Reputation: 28
I have a C++ program that uses some C libraries. The program is executed as an "unprivileged" user but one and only one function of a library (.so) loaded by the program need root privileges (it needs to write to /dev/mem).
Do exists a way to have only that function or only that library executed as root, leaving all the rest code "unprivileged"?
Thanks to all, Cristian
Upvotes: 0
Views: 818
Reputation: 12708
The quick answer is NO. You cannot switch userids on a per-library basis, as the user identity is a per-process property (you should know at least this, if you are trying to dig into the /dev/mem
device).
Runtime library loading is a library task (it is done by a shared object called the dynamic loader, ld-linux-x86-64.so.2
, in my system) and it is done at runtime, so no privileged access can be granted to it, for security reasons.
Anyway, the setuid property for a program allows you to switch privileges between the effective user (this is the setuid user) and the real user (the user who executes the program) and back, so in the special case of the root
account, you can use it to access /dev/mem
.
Anyway, apart of the access problem, writing to /dev/mem
is very dangerous, as it maps to the physical address space of the machine (so, it's there as physical pages, from different processes and the kernel, with no apparent order). This has to be done with the translation table available, as pages come and go to swap in a very dynamic way. And you are touching kernel memory anyway, so you have to extreme care when writing there. I don't know what do you want to do, but you had better to think twice before writing there (as from your question, you don't know a process' properties well enough, it's most probable you don't know also the virtual to physical translation of pages that is being held in the kernel).

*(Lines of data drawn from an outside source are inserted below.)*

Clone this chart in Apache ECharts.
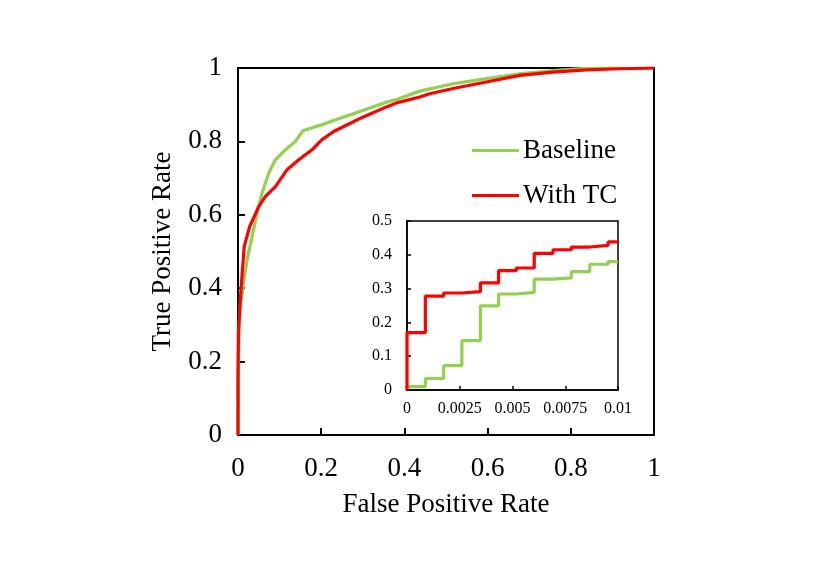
<!DOCTYPE html>
<html>
<head>
<meta charset="utf-8">
<title>ROC</title>
<script src="https://cdn.jsdelivr.net/npm/echarts@6/dist/echarts.min.js"></script>
<style>
  html, body { margin: 0; padding: 0; background: #fff; }
  #chart { width: 814px; height: 575px; }
</style>
</head>
<body>
<div id="chart"></div>
<script>
// 主图 ROC 曲线 [FPR, TPR]
var baselineRoc = [
	[0, 0], [0.001, 0.2], [0.003, 0.3], [0.006, 0.36], [0.01, 0.38], [0.012, 0.405],
	[0.022, 0.478], [0.034, 0.541], [0.046, 0.605], [0.058, 0.66], [0.074, 0.714],
	[0.09, 0.75], [0.114, 0.777], [0.138, 0.8], [0.156, 0.829], [0.2, 0.845],
	[0.23, 0.857], [0.276, 0.875], [0.3, 0.884], [0.357, 0.907], [0.381, 0.914],
	[0.437, 0.937], [0.461, 0.943], [0.517, 0.957], [0.597, 0.971], [0.677, 0.984],
	[0.757, 0.993], [0.837, 0.999], [0.9, 1.0], [0.95, 0.998], [1, 1]
];
var tcRoc = [
	[0, 0], [0, 0.17], [0.001, 0.28], [0.005, 0.36], [0.01, 0.44], [0.015, 0.514],
	[0.028, 0.568], [0.05, 0.623], [0.066, 0.65], [0.09, 0.677], [0.118, 0.723],
	[0.146, 0.75], [0.178, 0.777], [0.202, 0.805], [0.23, 0.827], [0.276, 0.853],
	[0.3, 0.866], [0.357, 0.894], [0.381, 0.905], [0.437, 0.921], [0.461, 0.93],
	[0.517, 0.944], [0.597, 0.962], [0.677, 0.98], [0.757, 0.989], [0.837, 0.995],
	[0.917, 0.998], [1, 1]
];

// 放大图 (FPR 0 ~ 0.01) 阶梯数据
var baselineZoom = [
	[0, 0], [0, 0.01], [0.00087, 0.034], [0.00174, 0.072], [0.0026, 0.146],
	[0.00348, 0.249], [0.00434, 0.284], [0.00518, 0.289], [0.00603, 0.328],
	[0.00692, 0.332], [0.00779, 0.35], [0.00866, 0.372], [0.00953, 0.38], [0.01, 0.38]
];
var tcZoom = [
	[0, 0], [0, 0.17], [0.00087, 0.278], [0.00174, 0.287], [0.0026, 0.291],
	[0.00348, 0.317], [0.00434, 0.353], [0.00518, 0.361], [0.00603, 0.404],
	[0.00692, 0.415], [0.00779, 0.423], [0.00866, 0.428], [0.00953, 0.438], [0.01, 0.438]
];

var mainTicks = [0, 0.2, 0.4, 0.6, 0.8, 1];
var zoomXTicks = ['0', '0.0025', '0.005', '0.0075', '0.01'];
var zoomYTicks = ['0', '0.1', '0.2', '0.3', '0.4', '0.5'];

var seriesNames = ['Baseline', 'With TC'];
var GREEN = '#92D050';
var RED = '#FF0000';
var FONT = "'Liberation Serif', 'Times New Roman', serif";

var chart = echarts.init(document.getElementById('chart'));

function axisBase(lineWidth, tickLen, fontSize, margin) {
	return {
		type: 'value',
		axisLine: { show: true, onZero: false, lineStyle: { color: '#000', width: lineWidth } },
		axisTick: { show: true, inside: true, length: tickLen, lineStyle: { color: '#000', width: lineWidth } },
		splitLine: { show: false },
		axisLabel: { color: '#000', fontFamily: FONT, fontSize: fontSize, margin: margin }
	};
}

var xMain = axisBase(2, 7, 27, 20);
xMain.gridIndex = 0;
xMain.min = 0; xMain.max = 1; xMain.interval = 0.2;
xMain.name = 'False Positive Rate';
xMain.nameLocation = 'middle';
xMain.nameGap = 56;
xMain.nameTextStyle = { color: '#000', fontFamily: FONT, fontSize: 27 };
xMain.axisLabel.formatter = function(v) { return String(mainTicks[Math.round(v / 0.2)]); };

var yMain = axisBase(2, 7, 27, 16);
yMain.gridIndex = 0;
yMain.min = 0; yMain.max = 1; yMain.interval = 0.2;
yMain.name = 'True Positive Rate';
yMain.nameLocation = 'middle';
yMain.nameGap = 62;
yMain.nameTextStyle = { color: '#000', fontFamily: FONT, fontSize: 27 };
yMain.axisLabel.formatter = function(v) { return String(mainTicks[Math.round(v / 0.2)]); };

var xZoom = axisBase(1.5, 4, 16, 11);
xZoom.gridIndex = 1;
xZoom.min = 0; xZoom.max = 0.01; xZoom.interval = 0.0025;
xZoom.axisLabel.formatter = function(v) { return zoomXTicks[Math.round(v / 0.0025)]; };

var yZoom = axisBase(1.5, 4, 16, 15);
yZoom.gridIndex = 1;
yZoom.min = 0; yZoom.max = 0.5; yZoom.interval = 0.1;
yZoom.axisLabel.formatter = function(v) { return zoomYTicks[Math.round(v / 0.1)]; };

function lineSeries(name, color, data, axisIdx, step) {
	var s = {
		name: name,
		type: 'line',
		xAxisIndex: axisIdx,
		yAxisIndex: axisIdx,
		data: data,
		showSymbol: false,
		symbol: 'none',
		silent: true,
		animation: false,
		lineStyle: { color: color, width: 3.2 },
		itemStyle: { color: color }
	};
	if (step) s.step = step;
	return s;
}

chart.setOption({
	backgroundColor: '#fff',
	animation: false,
	grid: [
		{ left: 238, top: 68, width: 416, height: 367, show: true, borderColor: '#000', borderWidth: 2, backgroundColor: 'transparent' },
		{ left: 407, top: 221, width: 211, height: 169, show: true, borderColor: '#000', borderWidth: 1.5, backgroundColor: '#fff' }
	],
	xAxis: [xMain, xZoom],
	yAxis: [yMain, yZoom],
	legend: {
		data: seriesNames,
		orient: 'vertical',
		left: 467,
		top: 132,
		itemWidth: 47,
		itemHeight: 3,
		itemGap: 18,
		icon: 'rect',
		textStyle: { color: '#000', fontFamily: FONT, fontSize: 27, lineHeight: 27, padding: [0, 0, 0, -1] }
	},
	series: [
		lineSeries(seriesNames[0], GREEN, baselineRoc, 0),
		lineSeries(seriesNames[1], RED, tcRoc, 0),
		lineSeries(seriesNames[0], GREEN, baselineZoom, 1, 'end'),
		lineSeries(seriesNames[1], RED, tcZoom, 1, 'end')
	]
});
</script>
</body>
</html>
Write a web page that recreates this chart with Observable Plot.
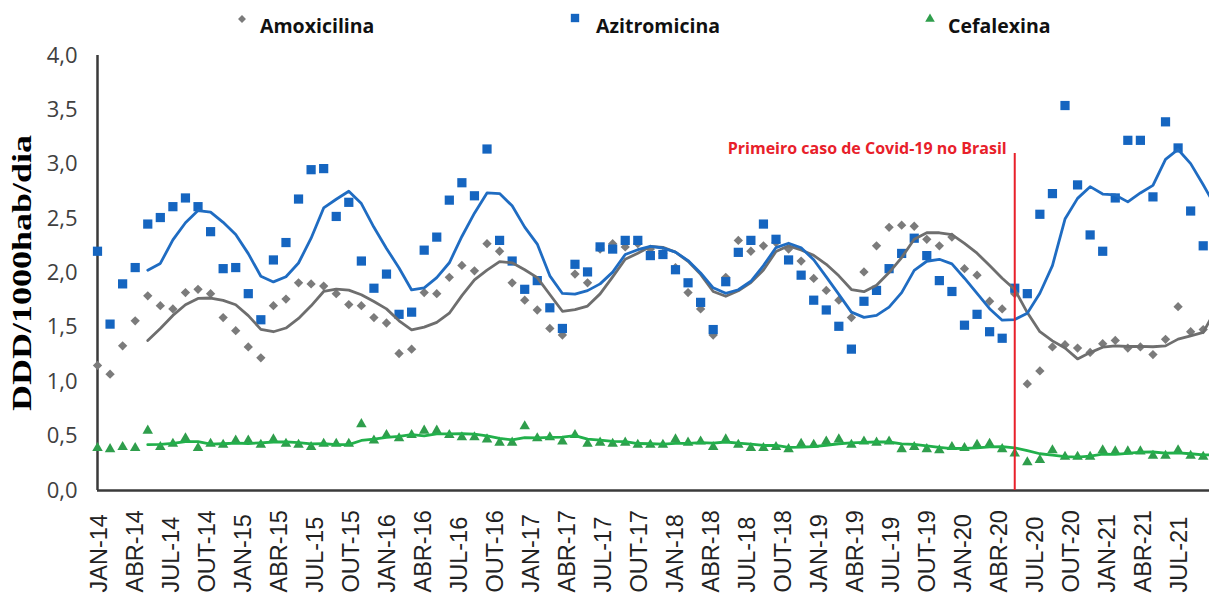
<!DOCTYPE html>
<html><head><meta charset="utf-8">
<script src="https://cdn.jsdelivr.net/npm/d3@7"></script>
<script src="https://cdn.jsdelivr.net/npm/@observablehq/plot@0.6"></script>
<style>
html,body{margin:0;padding:0;background:#fff;overflow:hidden;}
#wrap{position:relative;width:1209px;height:594px;overflow:hidden;background:#fff;}
#legend{position:absolute;left:0;top:0;}
#chart,#xlabels{position:absolute;left:0;top:40px;}
</style></head><body>
<div id="wrap"><div id="legend"></div><div id="chart"></div><div id="xlabels"></div></div>
<script>
// ---- data (index 0 = JAN-14, one value per month) ----
const seriesNames = ["Amoxicilina", "Azitromicina", "Cefalexina"];
const amoxicilina = [1.15,1.07,1.33,1.56,1.79,1.70,1.67,1.82,1.85,1.81, 1.59,1.47,1.32,1.22,1.70,1.76,1.91,1.90,1.88,1.81, 1.71,1.70,1.59,1.54,1.26,1.30,1.82,1.81,1.96,2.07, 2.02,2.27,2.20,1.91,1.75,1.66,1.49,1.43,1.99,1.91, 2.22,2.27,2.24,2.27,2.22,2.18,2.05,1.82,1.67,1.43, 1.96,2.30,2.20,2.25,2.28,2.22,2.11,1.95,1.84,1.75, 1.59,2.01,2.25,2.42,2.44,2.43,2.31,2.25,2.33,2.04, 1.98,1.74,1.67,1.81,0.98,1.10,1.32,1.34,1.31,1.27, 1.35,1.38,1.31,1.32,1.25,1.39,1.69,1.46,1.48,2.30];
const azitromicina = [2.20,1.53,1.90,2.05,2.45,2.51,2.61,2.69,2.61,2.38, 2.04,2.05,1.81,1.57,2.12,2.28,2.68,2.95,2.96,2.52, 2.65,2.11,1.86,1.99,1.62,1.64,2.21,2.33,2.67,2.83, 2.71,3.14,2.30,2.11,1.85,1.93,1.68,1.49,2.08,2.01, 2.24,2.22,2.30,2.30,2.16,2.17,2.03,1.91,1.73,1.48, 1.92,2.19,2.30,2.45,2.31,2.12,1.98,1.75,1.66,1.51, 1.30,1.74,1.84,2.04,2.18,2.32,2.16,1.93,1.83,1.52, 1.62,1.46,1.40,1.86,1.81,2.54,2.73,3.54,2.81,2.35, 2.20,2.69,3.22,3.22,2.70,3.39,3.15,2.57,2.25,1.67];
const cefalexina = [0.39,0.38,0.40,0.39,0.55,0.40,0.43,0.48,0.39,0.43, 0.42,0.46,0.46,0.42,0.47,0.43,0.42,0.40,0.43,0.43, 0.43,0.61,0.46,0.51,0.48,0.51,0.55,0.55,0.51,0.49, 0.49,0.47,0.44,0.44,0.59,0.48,0.49,0.45,0.51,0.43, 0.44,0.43,0.44,0.42,0.42,0.42,0.47,0.44,0.45,0.40, 0.47,0.42,0.39,0.39,0.40,0.38,0.43,0.42,0.45,0.47, 0.42,0.45,0.44,0.45,0.38,0.40,0.38,0.37,0.40,0.39, 0.42,0.43,0.38,0.34,0.26,0.28,0.37,0.31,0.31,0.31, 0.37,0.36,0.36,0.36,0.32,0.32,0.37,0.32,0.31,0.31];
const xTickLabels = ["JAN-14","ABR-14","JUL-14","OUT-14","JAN-15","ABR-15","JUL-15","OUT-15","JAN-16","ABR-16","JUL-16","OUT-16","JAN-17","ABR-17","JUL-17","OUT-17","JAN-18","ABR-18","JUL-18","OUT-18","JAN-19","ABR-19","JUL-19","OUT-19","JAN-20","ABR-20","JUL-20","OUT-20","JAN-21","ABR-21","JUL-21"];
const yTicks = [0, 0.5, 1, 1.5, 2, 2.5, 3, 3.5, 4];
const yTitle = "DDD/1000hab/dia";
const covidIndex = 73;      // FEV-20
const covidTop = 3.1;
const covidLabel = "Primeiro caso de Covid-19 no Brasil";

// ---- styles ----
const dotColors = ["#7b7b7b", "#1565c0", "#2f9e4c"];
const lineColors = ["#6e6e6e", "#1f6cc2", "#22b04b"];
const symbols = ["diamond2", "square", "triangle"];
const radii = [4.2, 5.2, 3.9];
const red = "#e8202a";
const axisColor = "#3a3a3a";

const values = [amoxicilina, azitromicina, cefalexina];
const data = values.map((arr, s) => arr.map((v, i) => ({series: seriesNames[s], i, v})));

const dotMarks = data.map((d, s) => Plot.dot(d, {x: "i", y: "v", symbol: symbols[s], r: radii[s], fill: dotColors[s]}));
const lineMarks = data.map((d, s) => Plot.lineY(d, Plot.windowY({k: 5, anchor: "end", strict: true}, {x: "i", y: "v", stroke: lineColors[s], strokeWidth: 2.8})));

const chart = Plot.plot({
  width: 1209, height: 554,
  marginLeft: 97, marginRight: 0, marginTop: 15, marginBottom: 104,
  x: {domain: [0, 88.5], axis: null},
  y: {domain: [0, 4], axis: null},
  style: {fontFamily: "'Open Sans', sans-serif", background: "transparent"},
  marks: [
    Plot.axisY(yTicks, {tickSize: 0, tickPadding: 20, tickFormat: d => d.toFixed(1).replace(".", ","), fontSize: 22, fill: "#404040", label: null}),
    Plot.text([yTitle], {text: d => d, frameAnchor: "left", textAnchor: "middle", rotate: -90, dx: -75, fontFamily: "'Liberation Serif', 'Times New Roman', serif", fontWeight: 700, fontSize: 28, fill: "#000"}),
    Plot.ruleX([0], {y1: 0, y2: 4, stroke: axisColor, strokeWidth: 2.5}),
    Plot.ruleY([0], {stroke: axisColor, strokeWidth: 2.5}),
    dotMarks[0], dotMarks[1], dotMarks[2],
    lineMarks[0], lineMarks[1], lineMarks[2],
    Plot.ruleX([{i: covidIndex, top: covidTop}], {x: "i", y1: 0, y2: "top", stroke: red, strokeWidth: 2}),
    Plot.text([{i: covidIndex, top: covidTop, label: covidLabel}], {x: "i", y: "top", text: "label", textAnchor: "end", dx: -8, dy: -5, fill: red, fontWeight: 700, fontSize: 16})
  ]
});
// the original title is drawn condensed-wide: stretch it to the same length
d3.select(chart).selectAll("text").filter(function() { return this.textContent === yTitle; })
  .attr("textLength", 276).attr("lengthAdjust", "spacingAndGlyphs");
document.getElementById("chart").appendChild(chart);

// x tick labels (category axis of the original)
const xaxis = Plot.plot({
  width: 1209, height: 554,
  marginLeft: 0, marginRight: 0, marginTop: 0, marginBottom: 0,
  x: {type: "point", domain: xTickLabels, range: [106, 1186], padding: 0, axis: null},
  y: {axis: null},
  style: {background: "transparent"},
  marks: [
    Plot.text(xTickLabels, {x: d => d, text: d => d, frameAnchor: "bottom", rotate: -90, textAnchor: "start", dy: -2, fontSize: 23.5, fontFamily: "'Liberation Sans', Arial, sans-serif", fill: "#222"})
  ]
});
document.getElementById("xlabels").appendChild(xaxis);

// legend
const legendPos = [{m: [242, 19], t: 260}, {m: [575, 18], t: 596}, {m: [930, 19], t: 948}];
const leg = d3.select("#legend").append("svg").attr("width", 1209).attr("height", 40);
const symTypes = [d3.symbolDiamond2, d3.symbolSquare, d3.symbolTriangle];
const symSizes = [40, 70, 40];
seriesNames.forEach((name, s) => {
  leg.append("path").attr("d", d3.symbol(symTypes[s], symSizes[s])()).attr("transform", `translate(${legendPos[s].m})`).attr("fill", dotColors[s]);
  leg.append("text").attr("x", legendPos[s].t).attr("y", 33).text(name)
    .attr("font-family", "'Open Sans', sans-serif").attr("font-weight", 700).attr("font-size", 19.5).attr("fill", "#111");
});
</script>
</body></html>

But if you want to crash your system, this is the perfect way to do. Anyway, if that is the target you pursue, then just make the whole program setuid root (if you know what this sentence mean) and go ahead. Or even better, do it as the root user, so you don't need to worry about setuid or the like.
Upvotes: 2
Reputation: 1178
Start the program as root and open /dev/mem as a file. Then change user id to something less intrusive. The file will keep its original permissions.